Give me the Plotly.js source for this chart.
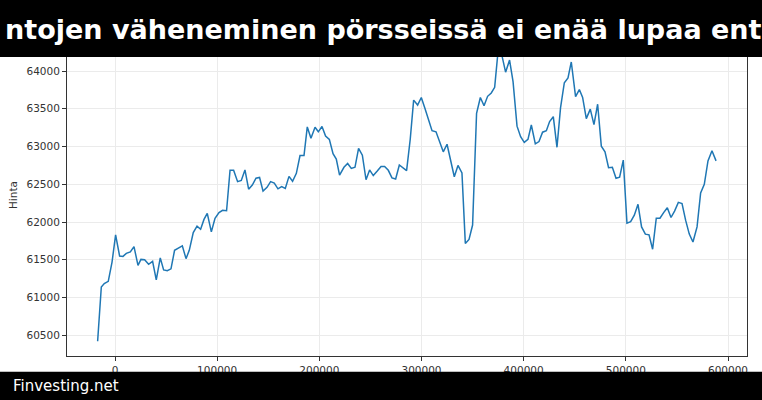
<!DOCTYPE html>
<html>
<head>
<meta charset="utf-8">
<script src="https://cdn.plot.ly/plotly-3.0.1.min.js"></script>
<style>
html,body{margin:0;padding:0;background:#fff;}
#chart{width:762px;height:400px;}
</style>
</head>
<body>
<div id="chart"></div>
<script>
const titleText = "ntojen väheneminen pörsseissä ei enää lupaa ent";
const footerText = "Finvesting.net";
const yLabel = "Hinta";

const xVals = [
  -17000, -13400, -10500, -6600, -2900, 600, 4500, 7800, 11100, 15000,
  18600, 22500, 25400, 29000, 32900, 36800, 40400, 44300, 47600, 51200,
  54800, 58300, 62000, 65900, 69500, 72700, 76600, 80300, 83800, 87100,
  90300, 94300, 97900, 101800, 105300, 109200, 112600, 116100, 120000, 123600,
  127200, 130800, 134400, 138000, 141500, 144900, 148800, 152300, 155900, 159500,
  163100, 166700, 170300, 173800, 177500, 181100, 185000, 188200, 191800, 195800,
  199000, 202600, 206100, 209800, 213400, 216600, 219800, 224100, 227700, 231300,
  234900, 238400, 242100, 245700, 249200, 252800, 256700, 260400, 263900, 267500,
  271100, 274700, 278300, 281900, 285400, 289000, 292300, 296200, 299800, 303400,
  307000, 310300, 314200, 317700, 321300, 325000, 328500, 332100, 335700, 339600,
  342900, 346500, 350000, 353900, 357600, 361200, 364700, 368300, 371600, 375200,
  378800, 382300, 386200, 389600, 393500, 397000, 400600, 404200, 407500, 411400,
  415000, 418500, 422200, 425400, 429000, 432600, 436100, 439800, 443400, 446600,
  450800, 454500, 457700, 461300, 465200, 468800, 472400, 476000, 479600, 483100,
  486800, 490400, 493900, 497500, 501100, 504700, 508300, 511900, 515400, 519100,
  522700, 526200, 529800, 533400, 537000, 540600, 544200, 547700, 551400, 555000,
  558500, 562100, 565700, 569700, 573200, 576800, 580400, 584300, 588300
];

const prices = [
  60420, 61140, 61185, 61215, 61470, 61830, 61550, 61545, 61585, 61605,
  61675, 61425, 61505, 61500, 61440, 61480, 61235, 61525, 61365, 61355,
  61380, 61625, 61655, 61685, 61515, 61625, 61860, 61945, 61905, 62035,
  62115, 61870, 62050, 62125, 62155, 62150, 62685, 62685, 62535, 62550,
  62690, 62435, 62490, 62580, 62590, 62410, 62460, 62535, 62515, 62440,
  62470, 62445, 62605, 62540, 62645, 62880, 62880, 63260, 63110, 63255,
  63195, 63265, 63140, 63095, 62905, 62835, 62620, 62725, 62775, 62710,
  62725, 62975, 62885, 62560, 62690, 62615, 62675, 62735, 62735, 62685,
  62585, 62570, 62755, 62720, 62680, 63100, 63615, 63550, 63650, 63505,
  63360, 63210, 63195, 63060, 62930, 63030, 62805, 62600, 62750, 62650,
  61715, 61770, 61960, 63440, 63650, 63540, 63665, 63710, 63785, 64300,
  64200, 63985, 64145, 63860, 63270, 63130, 63055, 63095, 63285, 63035,
  63065, 63190, 63210, 63330, 63395, 62990, 63515, 63845, 63910, 64120,
  63660, 63755, 63650, 63370, 63495, 63290, 63560, 63005, 62930, 62720,
  62725, 62580, 62595, 62820, 61985, 62005, 62090, 62235, 61935, 61840,
  61830, 61640, 62050, 62050, 62125, 62190, 62060, 62145, 62260, 62245,
  62025, 61840, 61735, 61935, 62385, 62500, 62810, 62945, 62810
];

const xTicks = [0, 100000, 200000, 300000, 400000, 500000, 600000];
const yTicks = [60500, 61000, 61500, 62000, 62500, 63000, 63500, 64000];

const W = 762, H = 400;
const M = {l: 67, r: 15, t: 34, b: 44};
const PW = W - M.l - M.r, PH = H - M.t - M.b;
const px2x = p => (p - M.l) / PW;
const py2y = p => (H - M.b - p) / PH;

const axisCol = '#333333';
const font = 'DejaVu Sans, sans-serif';

const trace = {
  x: xVals, y: prices, type: 'scatter', mode: 'lines',
  line: {color: '#1f77b4', width: 1.5}, hoverinfo: 'skip'
};

const layout = {
  width: W, height: H,
  margin: M,
  paper_bgcolor: '#ffffff', plot_bgcolor: '#ffffff',
  showlegend: false,
  font: {family: font, size: 10.5, color: axisCol},
  title: {
    text: titleText,
    font: {family: font, size: 27, color: '#ffffff', weight: 'bold'},
    x: 0.503, xref: 'container', xanchor: 'center',
    y: 1 - 29.7 / H, yref: 'container', yanchor: 'middle'
  },
  xaxis: {
    range: [-46980, 618590], tickvals: xTicks, tickformat: 'd',
    showgrid: true, gridcolor: '#ebebeb', gridwidth: 1, zeroline: false,
    showline: true, linecolor: axisCol, linewidth: 1, mirror: true,
    ticks: 'outside', ticklen: 4, tickcolor: axisCol, tickwidth: 1,
    tickfont: {family: font, size: 10.5, color: axisCol}
  },
  yaxis: {
    range: [60225.5, 64490.5], tickvals: yTicks, tickformat: 'd',
    showgrid: true, gridcolor: '#ebebeb', gridwidth: 1, zeroline: false,
    showline: true, linecolor: axisCol, linewidth: 1, mirror: true,
    ticks: 'outside', ticklen: 4, tickcolor: axisCol, tickwidth: 1,
    tickfont: {family: font, size: 10.5, color: axisCol},
    title: {text: yLabel, font: {family: font, size: 10.5, color: axisCol}, standoff: 6}
  },
  shapes: [
    {type: 'rect', xref: 'paper', yref: 'paper', layer: 'above',
     x0: -0.3, x1: 1.3, y0: py2y(57), y1: py2y(-10),
     fillcolor: '#000000', line: {width: 0}},
    {type: 'rect', xref: 'paper', yref: 'paper', layer: 'above',
     x0: -0.3, x1: 1.3, y0: py2y(410), y1: py2y(371.7),
     fillcolor: '#000000', line: {width: 0}}
  ],
  annotations: [
    {text: footerText, xref: 'paper', yref: 'paper',
     x: px2x(11), xanchor: 'left', y: py2y(385.5), yanchor: 'middle',
     showarrow: false, font: {family: font, size: 15, color: '#ffffff'}}
  ]
};

Plotly.newPlot('chart', [trace], layout, {displayModeBar: false, staticPlot: true});
</script>
</body>
</html>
※ ※ ※
#### Given exercise
Copy out all of the material exactly as written, without its pictures.

#### Exercise solution
Give me the Plotly.js source for this chart.
<!DOCTYPE html>
<html>
<head>
<meta charset="utf-8">
<script src="https://cdn.plot.ly/plotly-3.0.1.min.js"></script>
<style>
html,body{margin:0;padding:0;background:#fff;}
#chart{width:762px;height:400px;}
</style>
</head>
<body>
<div id="chart"></div>
<script>
const titleText = "ntojen väheneminen pörsseissä ei enää lupaa ent";
const footerText = "Finvesting.net";
const yLabel = "Hinta";

const xVals = [
  -17000, -13400, -10500, -6600, -2900, 600, 4500, 7800, 11100, 15000,
  18600, 22500, 25400, 29000, 32900, 36800, 40400, 44300, 47600, 51200,
  54800, 58300, 62000, 65900, 69500, 72700, 76600, 80300, 83800, 87100,
  90300, 94300, 97900, 101800, 105300, 109200, 112600, 116100, 120000, 123600,
  127200, 130800, 134400, 138000, 141500, 144900, 148800, 152300, 155900, 159500,
  163100, 166700, 170300, 173800, 177500, 181100, 185000, 188200, 191800, 195800,
  199000, 202600, 206100, 209800, 213400, 216600, 219800, 224100, 227700, 231300,
  234900, 238400, 242100, 245700, 249200, 252800, 256700, 260400, 263900, 267500,
  271100, 274700, 278300, 281900, 285400, 289000, 292300, 296200, 299800, 303400,
  307000, 310300, 314200, 317700, 321300, 325000, 328500, 332100, 335700, 339600,
  342900, 346500, 350000, 353900, 357600, 361200, 364700, 368300, 371600, 375200,
  378800, 382300, 386200, 389600, 393500, 397000, 400600, 404200, 407500, 411400,
  415000, 418500, 422200, 425400, 429000, 432600, 436100, 439800, 443400, 446600,
  450800, 454500, 457700, 461300, 465200, 468800, 472400, 476000, 479600, 483100,
  486800, 490400, 493900, 497500, 501100, 504700, 508300, 511900, 515400, 519100,
  522700, 526200, 529800, 533400, 537000, 540600, 544200, 547700, 551400, 555000,
  558500, 562100, 565700, 569700, 573200, 576800, 580400, 584300, 588300
];

const prices = [
  60420, 61140, 61185, 61215, 61470, 61830, 61550, 61545, 61585, 61605,
  61675, 61425, 61505, 61500, 61440, 61480, 61235, 61525, 61365, 61355,
  61380, 61625, 61655, 61685, 61515, 61625, 61860, 61945, 61905, 62035,
  62115, 61870, 62050, 62125, 62155, 62150, 62685, 62685, 62535, 62550,
  62690, 62435, 62490, 62580, 62590, 62410, 62460, 62535, 62515, 62440,
  62470, 62445, 62605, 62540, 62645, 62880, 62880, 63260, 63110, 63255,
  63195, 63265, 63140, 63095, 62905, 62835, 62620, 62725, 62775, 62710,
  62725, 62975, 62885, 62560, 62690, 62615, 62675, 62735, 62735, 62685,
  62585, 62570, 62755, 62720, 62680, 63100, 63615, 63550, 63650, 63505,
  63360, 63210, 63195, 63060, 62930, 63030, 62805, 62600, 62750, 62650,
  61715, 61770, 61960, 63440, 63650, 63540, 63665, 63710, 63785, 64300,
  64200, 63985, 64145, 63860, 63270, 63130, 63055, 63095, 63285, 63035,
  63065, 63190, 63210, 63330, 63395, 62990, 63515, 63845, 63910, 64120,
  63660, 63755, 63650, 63370, 63495, 63290, 63560, 63005, 62930, 62720,
  62725, 62580, 62595, 62820, 61985, 62005, 62090, 62235, 61935, 61840,
  61830, 61640, 62050, 62050, 62125, 62190, 62060, 62145, 62260, 62245,
  62025, 61840, 61735, 61935, 62385, 62500, 62810, 62945, 62810
];

const xTicks = [0, 100000, 200000, 300000, 400000, 500000, 600000];
const yTicks = [60500, 61000, 61500, 62000, 62500, 63000, 63500, 64000];

const W = 762, H = 400;
const M = {l: 67, r: 15, t: 34, b: 44};
const PW = W - M.l - M.r, PH = H - M.t - M.b;
const px2x = p => (p - M.l) / PW;
const py2y = p => (H - M.b - p) / PH;

const axisCol = '#333333';
const font = 'DejaVu Sans, sans-serif';

const trace = {
  x: xVals, y: prices, type: 'scatter', mode: 'lines',
  line: {color: '#1f77b4', width: 1.5}, hoverinfo: 'skip'
};

const layout = {
  width: W, height: H,
  margin: M,
  paper_bgcolor: '#ffffff', plot_bgcolor: '#ffffff',
  showlegend: false,
  font: {family: font, size: 10.5, color: axisCol},
  title: {
    text: titleText,
    font: {family: font, size: 27, color: '#ffffff', weight: 'bold'},
    x: 0.503, xref: 'container', xanchor: 'center',
    y: 1 - 29.7 / H, yref: 'container', yanchor: 'middle'
  },
  xaxis: {
    range: [-46980, 618590], tickvals: xTicks, tickformat: 'd',
    showgrid: true, gridcolor: '#ebebeb', gridwidth: 1, zeroline: false,
    showline: true, linecolor: axisCol, linewidth: 1, mirror: true,
    ticks: 'outside', ticklen: 4, tickcolor: axisCol, tickwidth: 1,
    tickfont: {family: font, size: 10.5, color: axisCol}
  },
  yaxis: {
    range: [60225.5, 64490.5], tickvals: yTicks, tickformat: 'd',
    showgrid: true, gridcolor: '#ebebeb', gridwidth: 1, zeroline: false,
    showline: true, linecolor: axisCol, linewidth: 1, mirror: true,
    ticks: 'outside', ticklen: 4, tickcolor: axisCol, tickwidth: 1,
    tickfont: {family: font, size: 10.5, color: axisCol},
    title: {text: yLabel, font: {family: font, size: 10.5, color: axisCol}, standoff: 6}
  },
  shapes: [
    {type: 'rect', xref: 'paper', yref: 'paper', layer: 'above',
     x0: -0.3, x1: 1.3, y0: py2y(57), y1: py2y(-10),
     fillcolor: '#000000', line: {width: 0}},
    {type: 'rect', xref: 'paper', yref: 'paper', layer: 'above',
     x0: -0.3, x1: 1.3, y0: py2y(410), y1: py2y(371.7),
     fillcolor: '#000000', line: {width: 0}}
  ],
  annotations: [
    {text: footerText, xref: 'paper', yref: 'paper',
     x: px2x(11), xanchor: 'left', y: py2y(385.5), yanchor: 'middle',
     showarrow: false, font: {family: font, size: 15, color: '#ffffff'}}
  ]
};

Plotly.newPlot('chart', [trace], layout, {displayModeBar: false, staticPlot: true});
</script>
</body>
</html>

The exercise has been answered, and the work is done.